A typical SAS controller provides an entire operating system on the card itself, with LSI devices using an ARM processor as the host and Microsemi devices apparently using a MIPS processor. You can even find the UART out pins on some cards if curious; I haven't actually hooked anything up to see what is running on the card.
(2) get the PIKE 2008 card => will SATA3 work without non-free firmware?
No.
(3) put in some PCIe SATA3 card => any recommended chips that respect freedom?
There are very few. You can try some of the Marvell devices but you will still be limited by the host side bus as these old Opterons only support PCIe v2.
(4) get a m.2 SSD instead together with some PCIe adapter => the cards don't have a co-processor, right?
Yes, they do. NVMe devices have an integrated proprietary controller to manage data storage / wear levelling.
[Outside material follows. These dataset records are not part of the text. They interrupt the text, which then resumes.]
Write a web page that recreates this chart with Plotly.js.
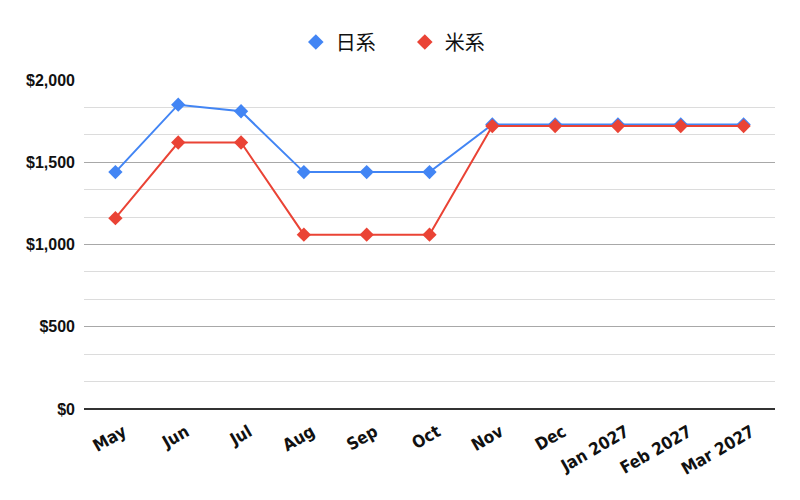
<!DOCTYPE html>
<html>
<head>
<meta charset="utf-8">
<script src="https://cdn.plot.ly/plotly-3.0.1.min.js"></script>
<style>
  html, body { margin: 0; padding: 0; background: #fff; }
  #chart { width: 800px; height: 500px; }
</style>
</head>
<body>
<div id="chart"></div>
<script>
const months = ['May', 'Jun', 'Jul', 'Aug', 'Sep', 'Oct', 'Nov', 'Dec', 'Jan 2027', 'Feb 2027', 'Mar 2027'];
const nikkei = [1440, 1850, 1810, 1440, 1440, 1440, 1730, 1730, 1730, 1730, 1730];
const beikei = [1160, 1620, 1620, 1060, 1060, 1060, 1720, 1720, 1720, 1720, 1720];
const seriesNames = ['日系', '米系'];
const yTicks = [0, 500, 1000, 1500, 2000];
const yTickText = ['$0', '$500', '$1,000', '$1,500', '$2,000'];

const colors = ['#4285f4', '#ea4335'];

// lines are drawn without legend entries; legend shows only the diamond
const traces = [nikkei, beikei].map((vals, i) => ({
    x: months,
    y: vals,
    name: seriesNames[i],
    type: 'scatter',
    mode: 'lines+markers',
    showlegend: false,
    line: { color: colors[i], width: 2 },
    marker: { color: colors[i], size: 11, symbol: 'diamond' }
}));

const legendTraces = seriesNames.map((name, i) => ({
    x: [null],
    y: [null],
    name: name,
    type: 'scatter',
    mode: 'markers',
    marker: { color: colors[i], size: 12, symbol: 'diamond' }
}));

const layout = {
    width: 800,
    height: 500,
    plot_bgcolor: '#fff',
    paper_bgcolor: '#fff',
    margin: { l: 84, r: 25, t: 80, b: 91 },
    showlegend: true,
    legend: {
        orientation: 'h',
        x: 0.506,
        xref: 'container',
        xanchor: 'center',
        y: 0.916,
        yref: 'container',
        yanchor: 'middle',
        font: { family: '"Noto Sans CJK JP", sans-serif', size: 20, color: '#111' },
        itemwidth: 30,
        entrywidth: 64
    },
    xaxis: {
        type: 'category',
        range: [-0.5, 10.5],
        tickangle: -30,
        showgrid: false,
        zeroline: false,
        ticks: '',
        ticklabelstandoff: 9,
        ticklabelshift: 8,
        tickfont: { family: '"DejaVu Sans Condensed", "DejaVu Sans", sans-serif', size: 17, color: '#111', weight: 'bold' },
        automargin: false
    },
    yaxis: {
        range: [0, 2000],
        tickvals: yTicks,
        ticktext: yTickText,
        showgrid: true,
        gridcolor: '#a8a8a8',
        gridwidth: 1,
        zeroline: true,
        zerolinecolor: '#333',
        zerolinewidth: 1.5,
        ticks: '',
        ticklabelstandoff: 8,
        tickfont: { family: '"Liberation Sans", Arial, sans-serif', size: 16, color: '#111', weight: 'bold' },
        minor: { dtick: 500 / 3, showgrid: true, gridcolor: '#dcdcdc', gridwidth: 1 },
        automargin: false
    }
};

Plotly.newPlot('chart', traces.concat(legendTraces), layout, { displayModeBar: false, staticPlot: true });
</script>
</body>
</html>
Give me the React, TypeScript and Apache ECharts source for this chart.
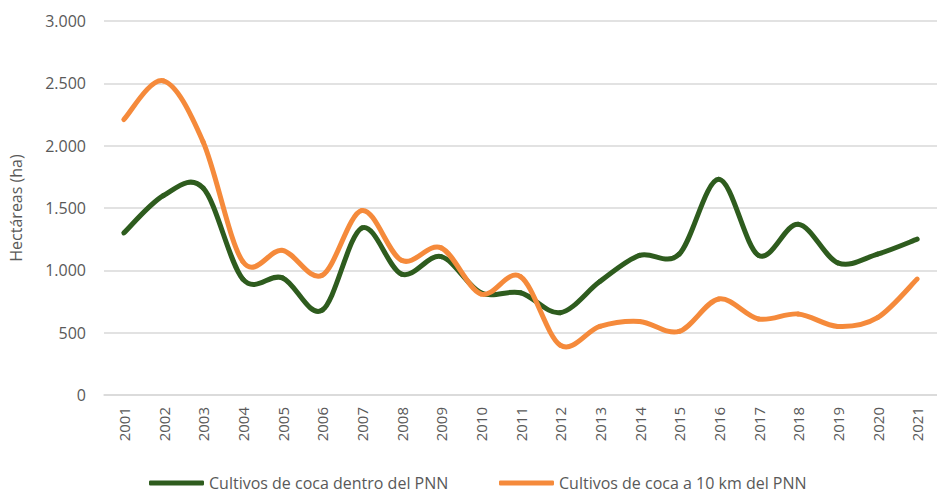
import React, { useEffect, useRef } from "react";
import * as echarts from "echarts";

const years = ["2001","2002","2003","2004","2005","2006","2007","2008","2009","2010","2011","2012","2013","2014","2015","2016","2017","2018","2019","2020","2021"];
const dentro = [1300,1600,1660,930,940,680,1340,970,1110,820,820,660,910,1120,1130,1730,1120,1370,1060,1130,1250];
const cercanos = [2210,2520,2030,1070,1160,960,1480,1080,1180,810,950,400,550,590,510,770,610,650,550,620,930];
const yTicks = [0, 500, 1000, 1500, 2000, 2500, 3000];
const seriesNames = ["Cultivos de coca dentro del PNN", "Cultivos de coca a 10 km del PNN"];
const seriesColors = ["#2e5c1e", "#f58a3b"];

const fmt = (v: number) => String(v).replace(/\B(?=(\d{3})+(?!\d))/g, ".");

function smoothRenderer(values: number[], color: string) {
  const n = values.length;
  return (params: any, api: any) => {
    const i = params.dataIndex;
    if (i >= n - 1) return null;
    const i0 = Math.max(i - 1, 0);
    const i3 = Math.min(i + 2, n - 1);
    const p0 = api.coord([i0, values[i0]]);
    const p1 = api.coord([i, values[i]]);
    const p2 = api.coord([i + 1, values[i + 1]]);
    const p3 = api.coord([i3, values[i3]]);
    return {
      type: "bezierCurve",
      shape: {
        x1: p1[0],
        y1: p1[1],
        cpx1: p1[0] + (p2[0] - p0[0]) / 6,
        cpy1: p1[1] + (p2[1] - p0[1]) / 6,
        cpx2: p2[0] - (p3[0] - p1[0]) / 6,
        cpy2: p2[1] - (p3[1] - p1[1]) / 6,
        x2: p2[0],
        y2: p2[1],
      },
      style: { stroke: color, lineWidth: 5, fill: "none", lineCap: "round" },
    };
  };
}

export default function App() {
  const ref = useRef<HTMLDivElement>(null);
  useEffect(() => {
    if (!ref.current) return;
    const chart = echarts.init(ref.current, null, { renderer: "svg" });
    const font = "'Open Sans', sans-serif";
    const legendCommon = {
      top: 473,
      padding: 2,
      itemWidth: 55,
      itemHeight: 5,
      icon: "roundRect",
      textStyle: { color: "#595959", fontSize: 16, fontFamily: font },
    };
    chart.setOption({
      animation: false,
      textStyle: { fontFamily: font },
      grid: { left: 98, right: -11, top: 21, bottom: 100, containLabel: false },
      legend: [
        { ...legendCommon, left: 147, data: [seriesNames[0]] },
        { ...legendCommon, left: 497, data: [seriesNames[1]] },
      ],
      xAxis: {
        type: "category",
        data: years,
        boundaryGap: true,
        axisLine: { lineStyle: { color: "#d9d9d9", width: 1.5 } },
        axisTick: { show: false },
        axisLabel: { rotate: 90, color: "#595959", fontSize: 15, margin: 12, fontFamily: font },
      },
      yAxis: {
        type: "value",
        min: yTicks[0],
        max: yTicks[yTicks.length - 1],
        interval: 500,
        name: "Hectáreas (ha)",
        nameLocation: "middle",
        nameGap: 80,
        nameRotate: 90,
        nameTextStyle: { color: "#595959", fontSize: 16, fontFamily: font },
        axisLine: { show: false },
        axisTick: { show: false },
        axisLabel: { color: "#595959", fontSize: 16, margin: 18, formatter: (v: number) => fmt(v), fontFamily: font },
        splitLine: { lineStyle: { color: "#d9d9d9", width: 1.5 } },
      },
      series: [
        {
          name: seriesNames[0],
          type: "custom",
          data: dentro.map((v, i) => [i, v]),
          encode: { x: 0, y: 1 },
          renderItem: smoothRenderer(dentro, seriesColors[0]),
          itemStyle: { color: seriesColors[0] },
        },
        {
          name: seriesNames[1],
          type: "custom",
          data: cercanos.map((v, i) => [i, v]),
          encode: { x: 0, y: 1 },
          renderItem: smoothRenderer(cercanos, seriesColors[1]),
          itemStyle: { color: seriesColors[1] },
        },
      ],
    });
    return () => chart.dispose();
  }, []);
  return <div ref={ref} style={{ width: 937, height: 495, position: "absolute", left: 0, top: 0, background: "#fff" }} />;
}
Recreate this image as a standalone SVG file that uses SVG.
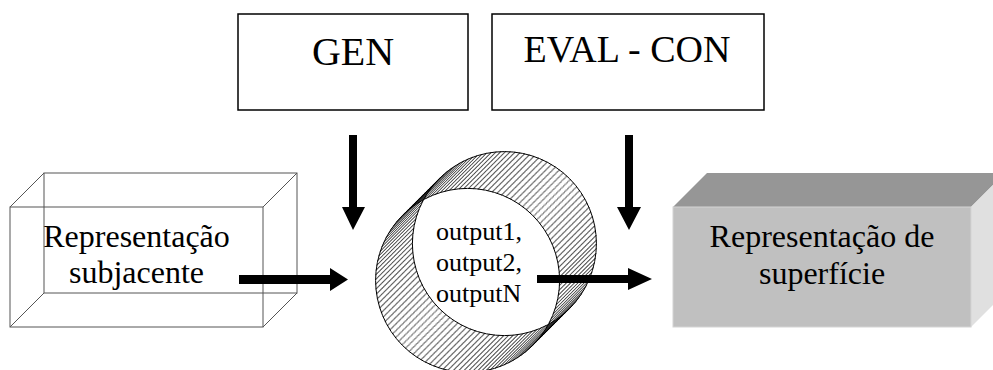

(5) stay with SATA2 and live with the limited speed
Any recommendations for a freedom-respecting choice?
To be blunt, even your hard disks have an integrated (and hackable!) proprietary controller. I'd suggest going with m.2 and:
1.) Making sure your IOMMU is running 2.) Using full disk encryption 3.) Run a checksumming filesystem on top of the encryption, such as BTRFS
If all of those criteria are met, it's going to be next to impossible for malicious controller firmware to do any silent damage to the system; about the worst a malicious controller blob could do is corrupt data in a way that would show up on the next scrub (DoS attack).
Also, mandatory plug for Talos II here: these bottlenecks disappear on newer hardware and you don't have to accept the ME/PSP to get access to modern speeds. The KGPE-D16 is the last and most powerful owner-controllable x86 machine, but it is definitely showing its age in some areas.